Not just businesses but also politicians are big sales reps for fear. Of course, we don’t all get the same message, and different groups fear different things. For instance, if you live in sub-Saharan Africa you might fear that your babies will die because they aren’t getting vaccinated. If you live in Vermont, you’re terrified because they are.

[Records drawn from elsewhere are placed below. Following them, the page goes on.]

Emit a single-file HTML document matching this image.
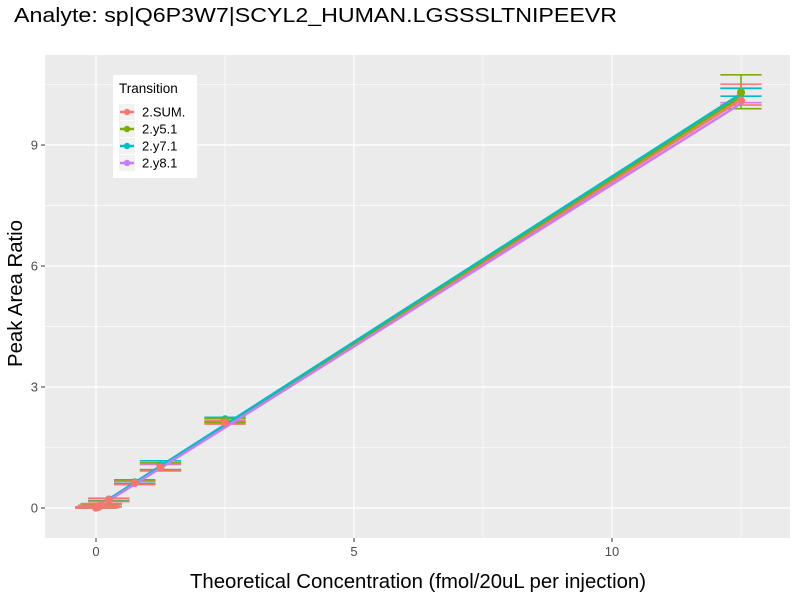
<!DOCTYPE html>
<html><head><meta charset="utf-8"><style>
body{margin:0;background:#fff;}
svg text{font-family:"Liberation Sans",Arial,sans-serif;}
</style></head><body>
<svg id="c" width="800" height="600" xmlns="http://www.w3.org/2000/svg">
<text x="14" y="22" font-size="20" textLength="603" lengthAdjust="spacingAndGlyphs" fill="#000">Analyte: sp|Q6P3W7|SCYL2_HUMAN.LGSSSLTNIPEEVR</text>
<rect x="45" y="55" width="745" height="483" fill="#ebebeb"/>
<g id="grid"></g><g id="marks"></g><g id="axes"></g>
<text x="190" y="588" font-size="20" textLength="456" lengthAdjust="spacingAndGlyphs">Theoretical Concentration (fmol/20uL per injection)</text>
<text transform="translate(22,367) rotate(-90)" font-size="20" textLength="147" lengthAdjust="spacingAndGlyphs">Peak Area Ratio</text>
<g id="legend">
<rect x="113" y="75" width="84" height="103" fill="#fff"/>
<text x="119" y="93" font-size="13.5">Transition</text>
</g>
</svg>
<script>
const seriesNames=["2.SUM.","2.y5.1","2.y7.1","2.y8.1"];
const colors=["#F8766D","#7CAE00","#00BFC4","#C77CFF"];
const concentrations=[0,0.05,0.1,0.25,0.75,1.25,2.5,12.5];
const meanSUM=[0.01,0.03,0.07,0.2,0.62,1.0,2.12,10.1];
const lowSUM=[0,0.01,0.03,0.16,0.58,0.92,2.08,9.99];
const highSUM=[0.03,0.06,0.11,0.23,0.66,1.1,2.16,10.51];
const meanY5=[0.01,0.03,0.07,0.2,0.63,1.02,2.17,10.3];
const lowY5=[0,0.01,0.04,0.17,0.6,0.95,2.12,9.9];
const highY5=[0.03,0.06,0.1,0.23,0.68,1.12,2.22,10.74];
const meanY7=[0.01,0.03,0.07,0.21,0.64,1.05,2.2,10.3];
const lowY7=[0,0.01,0.04,0.18,0.61,0.94,2.15,10.21];
const highY7=[0.03,0.06,0.1,0.24,0.7,1.17,2.25,10.41];
const meanY8=[0.01,0.03,0.07,0.2,0.62,1.0,2.12,10.1];
const lowY8=[0,0.01,0.03,0.17,0.59,0.95,2.09,10.05];
const highY8=[0.03,0.06,0.1,0.23,0.66,1.08,2.17,10.4];
const fitStart=[0.2,0.21,0.22,0.19];
const fitEnd=[10.12,10.2,10.27,10.03];
const xTicks=[0,5,10];
const yTicks=[0,3,6,9];
const xMinor=[2.5,7.5,12.5];
const yMinor=[1.5,4.5,7.5,10.5];
const X=v=>96+v*51.6, Y=v=>508-v*40.33;
const NS="http://www.w3.org/2000/svg";
function mk(tag,attrs,parent){const e=document.createElementNS(NS,tag);for(const k in attrs)e.setAttribute(k,attrs[k]);parent.appendChild(e);return e;}
const grid=document.getElementById('grid'),marks=document.getElementById('marks'),axes=document.getElementById('axes');
xMinor.forEach(v=>{const l=mk('line',{x1:X(v),x2:X(v),y1:55,y2:538,stroke:'#fff','stroke-width':0.6},grid);});
yMinor.forEach(v=>{const l=mk('line',{x1:45,x2:790,y1:Y(v),y2:Y(v),stroke:'#fff','stroke-width':0.6},grid);});
xTicks.forEach(v=>{const l=mk('line',{x1:X(v),x2:X(v),y1:55,y2:538,stroke:'#fff','stroke-width':1.2},grid);
 const t=mk('line',{x1:X(v),x2:X(v),y1:538,y2:542,stroke:'#333'},axes);
 const tx=mk('text',{x:X(v),y:556,'font-size':13,'text-anchor':'middle',fill:'#4d4d4d'},axes);tx.textContent=v;});
yTicks.forEach(v=>{const l=mk('line',{x1:45,x2:790,y1:Y(v),y2:Y(v),stroke:'#fff','stroke-width':1.2},grid);
 const t=mk('line',{x1:41,x2:45,y1:Y(v),y2:Y(v),stroke:'#333'},axes);
 const tx=mk('text',{x:38,y:Y(v)+4.5,'font-size':13,'text-anchor':'end',fill:'#4d4d4d'},axes);tx.textContent=v;});
const means=[meanSUM,meanY5,meanY7,meanY8],lows=[lowSUM,lowY5,lowY7,lowY8],highs=[highSUM,highY5,highY7,highY8];
for(let s=3;s>=0;s--){
 const c=colors[s];
 concentrations.forEach((x,i)=>{
  const g=mk('g',{stroke:c,'stroke-width':1.6,fill:'none'},marks);
  
  mk('line',{x1:X(x-0.4),x2:X(x+0.4),y1:Y(lows[s][i]),y2:Y(lows[s][i])},g);
  mk('line',{x1:X(x-0.4),x2:X(x+0.4),y1:Y(highs[s][i]),y2:Y(highs[s][i])},g);
  mk('line',{x1:X(x),x2:X(x),y1:Y(lows[s][i]),y2:Y(highs[s][i])},g);
 });
}
for(let s=0;s<4;s++){
 const l=mk('line',{x1:X(0.25),y1:Y(fitStart[s]),x2:X(12.5),y2:Y(fitEnd[s]),stroke:colors[s],'stroke-width':2.5},marks);
 
}
for(let s=3;s>=0;s--){
 concentrations.forEach((x,i)=>{
  const p=mk('circle',{cx:X(x),cy:Y(means[s][i]),r:4,fill:colors[s]},marks);
  
 });
}
const lg=document.getElementById('legend');
seriesNames.forEach((n,i)=>{
 const y=112+i*17;
 const g=mk('g',{},lg);
 mk('rect',{x:119,y:y-8,width:16,height:16,fill:'#f2f2f2'},g);
 mk('line',{x1:120,x2:134,y1:y,y2:y,stroke:colors[i],'stroke-width':2.5},g);
 mk('circle',{cx:127,cy:y,r:3.2,fill:colors[i]},g);
 const t=mk('text',{x:142,y:y+4.5,'font-size':13},g);t.textContent=n;
});
</script>
</body></html>
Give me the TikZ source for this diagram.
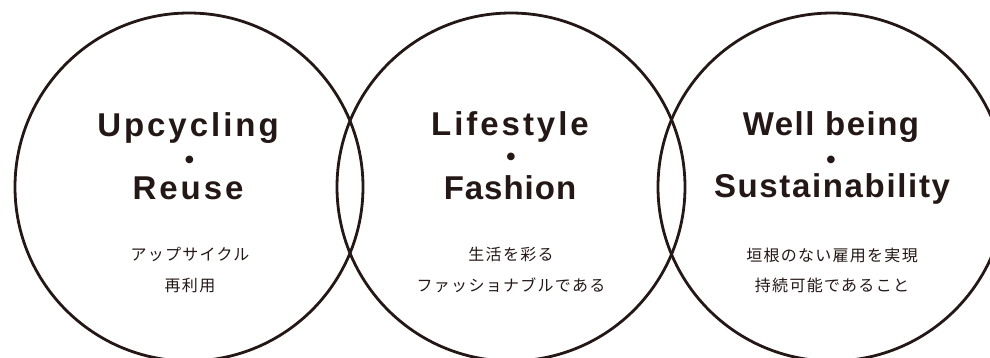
\documentclass[tikz,border=0pt]{standalone}
\usepackage{fontspec}
\setmainfont{Liberation Sans}
\newfontfamily\titlefont[LetterSpace=9]{Liberation Sans}
\newfontfamily\jpfont[LetterSpace=8]{Noto Sans CJK JP}
\newfontfamily\symfont{DejaVu Sans}
\definecolor{ink}{HTML}{231815}

\begin{document}
\begin{tikzpicture}[x=1pt, y=-1pt,
        ring/.style={draw=ink, line width=2.8pt, circle, minimum size=348pt, inner sep=0pt},
        title/.style={anchor=base, text=ink, font=\titlefont\bfseries\fontsize{33}{33}\selectfont},
        sep/.style={text=ink, inner sep=0pt, font=\symfont\fontsize{10}{10}\selectfont},
        note/.style={text=ink, inner sep=0pt, font=\jpfont\fontsize{16}{16}\selectfont}]
        \useasboundingbox (0,0) rectangle (990,357);
        \clip (0,0) rectangle (990,357);

        % the three circles
        \node[ring] (reuse) at (189,187) {};
        \node[ring] (fashion) at (511,187) {};
        \node[ring] (sustain) at (832,187) {};

        % left circle
        \node[title] (upcycling) at (188,136) {Upcycling};
        \node[sep] (dotA) at (189.5,160) {●};
        \node[title] (reuseT) at (188,199) {Reuse};
        \node[note] (upcyclingJ) at (190,254) {アップサイクル};
        \node[note] (reuseJ) at (190,285) {再利用};

        % middle circle
        \node[title] (lifestyle) at (510,135) {Lifestyle};
        \node[sep] (dotB) at (511,157) {●};
        \node[title] (fashionT) at (510,199) {\addfontfeatures{LetterSpace=3}Fashion};
        \node[note] (lifeJ) at (511,254) {生活を彩る};
        \node[note] (fashionJ) at (511,285) {ファッショナブルである};

        % right circle
        \node[title] (wellbeing) at (831,135) {\addfontfeatures{LetterSpace=4.5}Well being};
        \node[sep] (dotC) at (831,160) {●};
        \node[title] (sustainT) at (832,197) {\addfontfeatures{LetterSpace=5}Sustainability};
        \node[note] (wellJ) at (832,255) {垣根のない雇用を実現};
        \node[note] (sustainJ) at (832,285) {持続可能であること};
\end{tikzpicture}
\end{document}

As for terrorism, a Gallup poll taken a year ago—before the November 8 attacks in Paris, before Donald Trump—found that white Americans were five times as likely as blacks to see terrorism as a major problem (5 percent versus 1 percent), whereas the percentages were reversed when the threat was “Crime/Violence.” Six months later—after Donald Trump, just after the Paris and San Bernardino attacks—Gallup found that fear of terrorism had spiked to a ten-year high. The most scared were Republicans, who tend to be white. A quarter of them were worried about terrorism, compared with 9 percent of Democrats. Unsurprisingly, as fear of terrorism has risen, so have hate crimes against Muslims, which gives them something real to worry about.

• • •

Two summers ago, after moving some wood that had been sitting around for a while, Paul and I discovered we were covered with ticks. After a bit of research, we concluded that these were not deer ticks; we did not risk getting Lyme disease. Rather, they were woodchuck ticks, which carry a rare virus called Powassan. The tick injects the virus immediately; fifteen minutes later, you’ve missed your chance to prevent contagion. The viral incubation period lasts between a week and a month. There is no vaccine or treatment. Powassan virus can cause everything from vomiting to permanent neurological damage. It can also kill you.

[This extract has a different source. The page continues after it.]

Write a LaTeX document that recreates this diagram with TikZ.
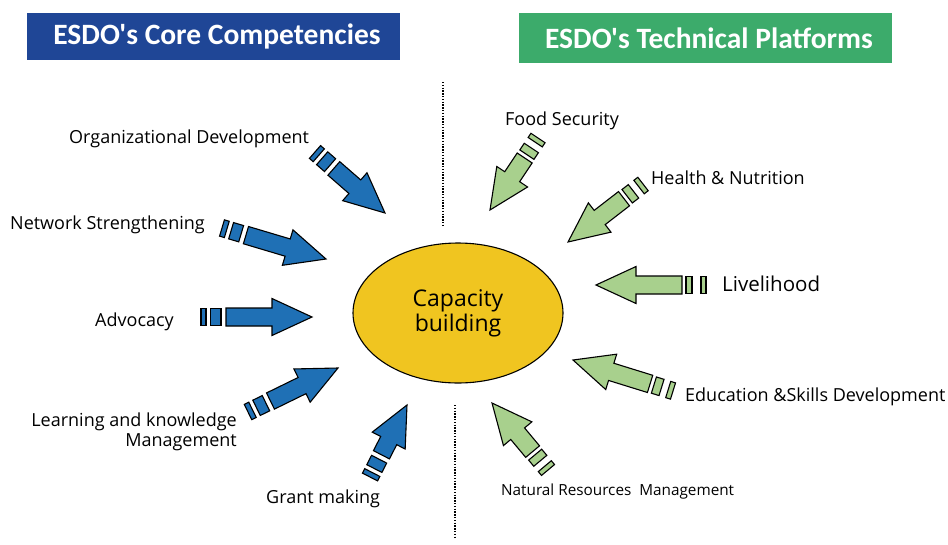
\documentclass[tikz,border=0pt]{standalone}
\usepackage{fontspec}
\setmainfont{Open Sans}
\newfontfamily\hfont{Carlito}
\usetikzlibrary{shapes.geometric}
\definecolor{hblue}{HTML}{1F4696}
\definecolor{hgreen}{HTML}{3CAB6B}
\definecolor{ablue}{HTML}{1F70B5}
\definecolor{agreen}{HTML}{A8D08D}
\definecolor{cyellow}{HTML}{F0C520}
\tikzset{
  arrowline/.style={draw=black, line width=1.1pt, line join=miter},
  header/.style={text=white, font=\hfont\bfseries\fontsize{29.5}{32}\selectfont, inner sep=0pt},
  lbl/.style={font=\fontsize{18}{20}\selectfont, inner sep=0pt},
  sepline/.style={line width=2.2pt, dash pattern=on 1.4pt off 1.4pt},
}
% #1 fill, #2 x1, #3 y1 (tail), #4 x2, #5 y2 (tip), #6 stripe2 start, #7 body start
\newcommand\ESDOarrow[7]{%
  \pgfmathsetmacro\aang{atan2(#5-#3,#4-#2)}%
  \pgfmathsetmacro\alen{veclen(#4-#2,#5-#3)}%
  \begin{scope}[shift={(#2,#3)},rotate=-\aang]
    \draw[arrowline,fill=#1] (0,-8.5) rectangle (5,8.5);
    \draw[arrowline,fill=#1] (#6,-8.5) rectangle (20,8.5);
    \draw[arrowline,fill=#1] (#7,-9) -- (\alen-40,-9) -- (\alen-40,-18.5) -- (\alen,0)
      -- (\alen-40,18.5) -- (\alen-40,9) -- (#7,9) -- cycle;
  \end{scope}}
\begin{document}
\begin{tikzpicture}[x=1pt,y=-1pt]
\useasboundingbox (0,0) rectangle (948,544);
\fill[white] (0,0) rectangle (948,544);
% headers
\fill[hblue] (27,13) rectangle (400,60);
\node[header] (hcore) at (217,36.5) {ESDO's Core Competencies};
\fill[hgreen] (519,13) rectangle (892,63);
\node[header] (htech) at (709,38) {ESDO's Technical Platforms};
% separators
\draw[sepline] (443,82) -- (443,225);
\draw[sepline] (455,405) -- (455,537);
% centre
\node[draw=black, line width=1.1pt, fill=cyellow, ellipse, minimum width=210pt, minimum height=140pt, inner sep=0pt,
      align=center, font=\fontsize{23}{25}\selectfont] (cap) at (458,313) {Capacity\\building};
% blue arrows
\ESDOarrow{ablue}{315}{152}{385}{213}{9.5}{25}
\ESDOarrow{ablue}{222}{228}{326}{259}{9.5}{25}
\ESDOarrow{ablue}{201}{317}{312}{317}{9.5}{25}
\ESDOarrow{ablue}{248}{412}{338}{368}{9.5}{25}
\ESDOarrow{ablue}{370}{477}{407}{405}{9.5}{25}
% green arrows
\ESDOarrow{agreen}{538}{138}{490}{210}{12}{24}
\ESDOarrow{agreen}{643}{184}{568}{242}{12}{24}
\ESDOarrow{agreen}{706}{285}{596}{285}{14}{24}
\ESDOarrow{agreen}{673}{391}{573}{360}{12}{24}
\ESDOarrow{agreen}{548}{470}{492}{403}{12}{24}
% labels
\node[lbl, anchor=base west] (lorg) at (69,143) {Organizational Development};
\node[lbl, anchor=base west] (lnet) at (10,229) {Network Strengthening};
\node[lbl, anchor=base west] (ladv) at (95,326) {Advocacy};
\node[lbl, anchor=base east] (llrn) at (237,426) {Learning and knowledge};
\node[lbl, anchor=base east] (lmgt) at (237,446) {Management};
\node[lbl, anchor=base west] (lgrt) at (266,503) {Grant making};
\node[lbl, anchor=base west] (lfood) at (505,125) {Food Security};
\node[lbl, anchor=base west] (lhlth) at (651,184) {Health \& Nutrition};
\node[lbl, anchor=base west, font=\fontsize{20.5}{22}\selectfont] (lliv) at (722,291) {Livelihood};
\node[lbl, anchor=base west] (ledu) at (685,401) {Education \&Skills Development};
\node[lbl, anchor=base west, font=\fontsize{15.3}{17}\selectfont] (lnat) at (501,495) {Natural Resources\ \ Management};
\end{tikzpicture}
\end{document}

After picking the ticks off each other, it was clear there was nothing Paul and I could do but wait a month and see if we died. Since there was nothing we could do, we decided not to worry.

A month went by. I did not die of Powassan virus. Nor have I been taken down by a terrorist. I have stopped worrying about that too.

But since I was hacked by ISIS, it has occurred to me that choosing my worries at all is a luxury of twenty-first-century white bourgeois life. In fact, anxiety itself is a modern luxury. Part of the genius of terrorism is that it reduces comfortable worriers like me to primitive fear—or resignation to fate.

I now tuck my pants into my socks when I go for a hike and check for ticks when I get home. Beyond that, I enjoy the hike and hope for the best. Losing the illusion of control is both a horror and a blessing.